• **What the task requires**: Please report every line from the material that contains the word "this".

• **Source data**:

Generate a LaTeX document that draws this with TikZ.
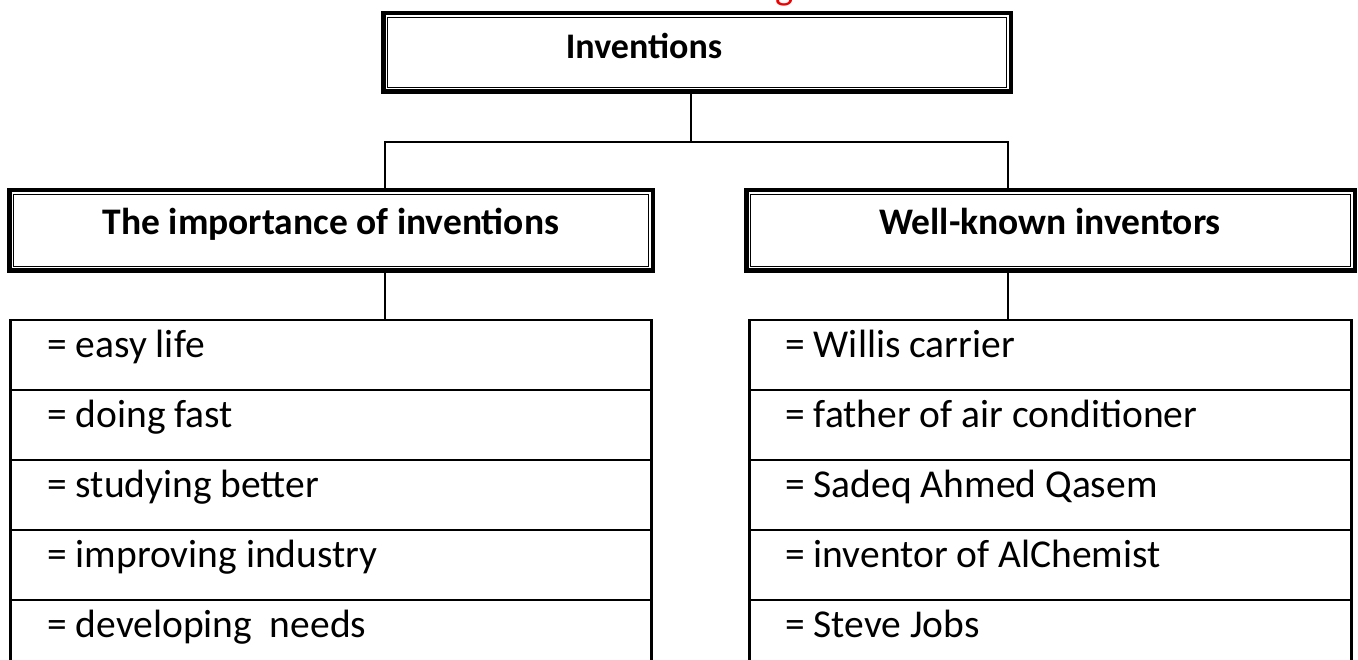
==
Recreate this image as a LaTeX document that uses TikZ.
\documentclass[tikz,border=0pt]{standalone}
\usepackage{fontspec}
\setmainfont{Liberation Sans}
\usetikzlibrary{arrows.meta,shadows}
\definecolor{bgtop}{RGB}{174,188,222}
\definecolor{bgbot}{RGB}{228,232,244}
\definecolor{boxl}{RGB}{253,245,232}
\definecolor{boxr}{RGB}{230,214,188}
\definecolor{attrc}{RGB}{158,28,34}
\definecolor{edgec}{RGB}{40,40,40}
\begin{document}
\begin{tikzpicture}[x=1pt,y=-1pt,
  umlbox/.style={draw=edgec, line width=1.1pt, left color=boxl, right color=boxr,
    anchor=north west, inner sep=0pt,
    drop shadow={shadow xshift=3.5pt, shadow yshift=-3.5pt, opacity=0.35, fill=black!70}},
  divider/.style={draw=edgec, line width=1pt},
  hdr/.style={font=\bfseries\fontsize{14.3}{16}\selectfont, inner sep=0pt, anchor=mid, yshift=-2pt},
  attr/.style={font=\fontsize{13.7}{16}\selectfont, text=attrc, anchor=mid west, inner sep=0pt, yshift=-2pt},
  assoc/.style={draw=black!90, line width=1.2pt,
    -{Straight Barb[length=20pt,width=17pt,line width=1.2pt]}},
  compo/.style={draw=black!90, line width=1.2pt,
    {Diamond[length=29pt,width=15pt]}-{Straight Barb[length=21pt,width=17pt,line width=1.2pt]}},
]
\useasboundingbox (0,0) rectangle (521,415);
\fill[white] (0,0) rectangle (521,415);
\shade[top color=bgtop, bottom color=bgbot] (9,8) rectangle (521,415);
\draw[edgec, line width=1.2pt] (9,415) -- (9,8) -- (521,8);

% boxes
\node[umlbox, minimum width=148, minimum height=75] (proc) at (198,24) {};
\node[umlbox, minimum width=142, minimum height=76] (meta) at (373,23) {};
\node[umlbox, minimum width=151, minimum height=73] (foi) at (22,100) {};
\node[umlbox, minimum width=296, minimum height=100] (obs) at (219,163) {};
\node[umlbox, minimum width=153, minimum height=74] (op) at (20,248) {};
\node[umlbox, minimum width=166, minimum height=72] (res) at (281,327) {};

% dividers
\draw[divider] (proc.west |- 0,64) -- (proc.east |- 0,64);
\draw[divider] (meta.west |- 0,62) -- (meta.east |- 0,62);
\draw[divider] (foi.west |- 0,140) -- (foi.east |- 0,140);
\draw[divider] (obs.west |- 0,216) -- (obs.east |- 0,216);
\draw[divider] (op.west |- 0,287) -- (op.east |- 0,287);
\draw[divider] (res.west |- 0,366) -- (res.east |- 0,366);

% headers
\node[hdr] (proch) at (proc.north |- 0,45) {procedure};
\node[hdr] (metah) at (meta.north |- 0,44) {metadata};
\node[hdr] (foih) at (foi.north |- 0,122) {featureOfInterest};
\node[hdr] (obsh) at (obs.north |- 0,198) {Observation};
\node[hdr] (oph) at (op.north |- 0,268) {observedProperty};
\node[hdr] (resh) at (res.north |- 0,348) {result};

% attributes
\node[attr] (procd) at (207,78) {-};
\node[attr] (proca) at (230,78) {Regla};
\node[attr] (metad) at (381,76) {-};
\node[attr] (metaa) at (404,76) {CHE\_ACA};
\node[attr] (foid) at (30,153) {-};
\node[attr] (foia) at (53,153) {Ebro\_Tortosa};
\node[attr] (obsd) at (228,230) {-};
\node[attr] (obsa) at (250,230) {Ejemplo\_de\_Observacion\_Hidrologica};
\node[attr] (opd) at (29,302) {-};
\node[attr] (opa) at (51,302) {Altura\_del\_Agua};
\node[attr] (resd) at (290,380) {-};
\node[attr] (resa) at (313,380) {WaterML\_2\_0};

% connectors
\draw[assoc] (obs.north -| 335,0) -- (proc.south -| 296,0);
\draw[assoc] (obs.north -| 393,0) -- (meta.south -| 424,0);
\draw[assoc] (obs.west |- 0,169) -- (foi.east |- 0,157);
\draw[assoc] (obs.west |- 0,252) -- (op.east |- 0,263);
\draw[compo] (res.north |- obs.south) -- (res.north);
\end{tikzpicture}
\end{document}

• **The solution**:
Generate a LaTeX document that draws this with TikZ.
Recreate this image as a LaTeX document that uses TikZ.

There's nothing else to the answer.